St Philip Neri and Don Bosco




St Philip Neri (1515 – 1595) was born in Florence into the chaos of the reformation and grew up in a corrupted church. He was known as “Pippo Buono” translated as “good old Phil.” He was a young and cheerful presence with a strong prayer life. He was persistently cheerful, compassionate, and kind. It was said that people were drawn to him like iron to a magnet. Originally Philip wanted to go to India as a missionary priest, but he remained in Italy, to help the country recover from its corruption by changing hearts and minds. He wasn’t a great thinker, neither was he any kind of prophet in the normal sense but he was to his time, something much more valuable. He was a listener. 


Philip used the Catholic sacrament of reconciliation (confession) as spiritual direction for thousands of people in Rome. He would spend up to sixteen hours a day in the confessional and was available in the church since he lived in a room above the church, which he called his oratory. Almost by accident, he founded a religious order to continue this work. We should take inspiration from Philip’s ordinariness because it reminds us that being cheerful, and listening is a pathway to holiness. 

But Don Bosco used St. Philip of Neri as an icon of cheerfulness, a joke teller, a trickster, and clown that sat comfortably alongside his ability to listen. Philip was able to bring fun and joy into every moment because he believed deeply in God’s providence. In the words of the mystic Julian of Norwich he believed that: 


All will be well, and all will be well, and all manner of things shall be well 


With that strong faith nothing could get Philip down, he was always smiling and doing things that would help others to smile. He had a joke book with him and read jokes to people regularly.  He raised people’s spirits and allowed them to open their hearts to him whilst maintaining proper boundaries in our modern language. Philip lived gratitude for life, even when it was difficult because of this he was dubbed the “merriest man alive” by Goethe. 

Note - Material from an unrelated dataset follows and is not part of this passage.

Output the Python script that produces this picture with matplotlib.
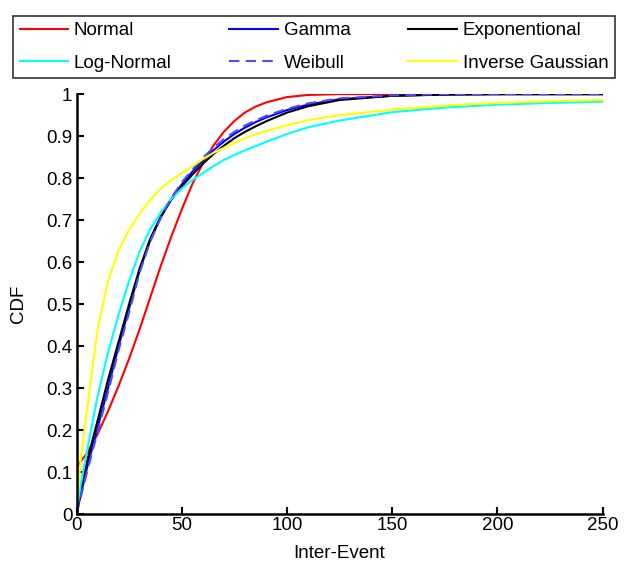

Don Bosco used St Philip Neri’s approach as a justification for noisy boisterous games and even loud music. Philip said young to people “Do as you wish; I do not care so long as you do not sin.”  Don Bosco said to his boys “Run, jump, make noise, but do not sin”. It seems that good play leaves no room for the sadness or bitterness of sin in people’s lives. It was an approach that inspired the Pulitzer prize winning author Phyllis McGinley to write this about St Philip Neri: 



Two books he read with most affection— 

The Gospels and a joke collection; 

And sang hosannas set to fiddles 

And fed the sick on soup and riddles. 

So, when the grave rebuke the merry, 

Let them remember Philip Neri. 

 

Philip is the patron of the little virtues in Salesian spirituality: playfulness, gratitude, fun, trust, and friendship. He applied all those attitudes to people and to his God. That playfulness was the chronological starting point of Don Bosco’s way of working and the thread runs through all his education, prayer, liturgy, and relationship-building.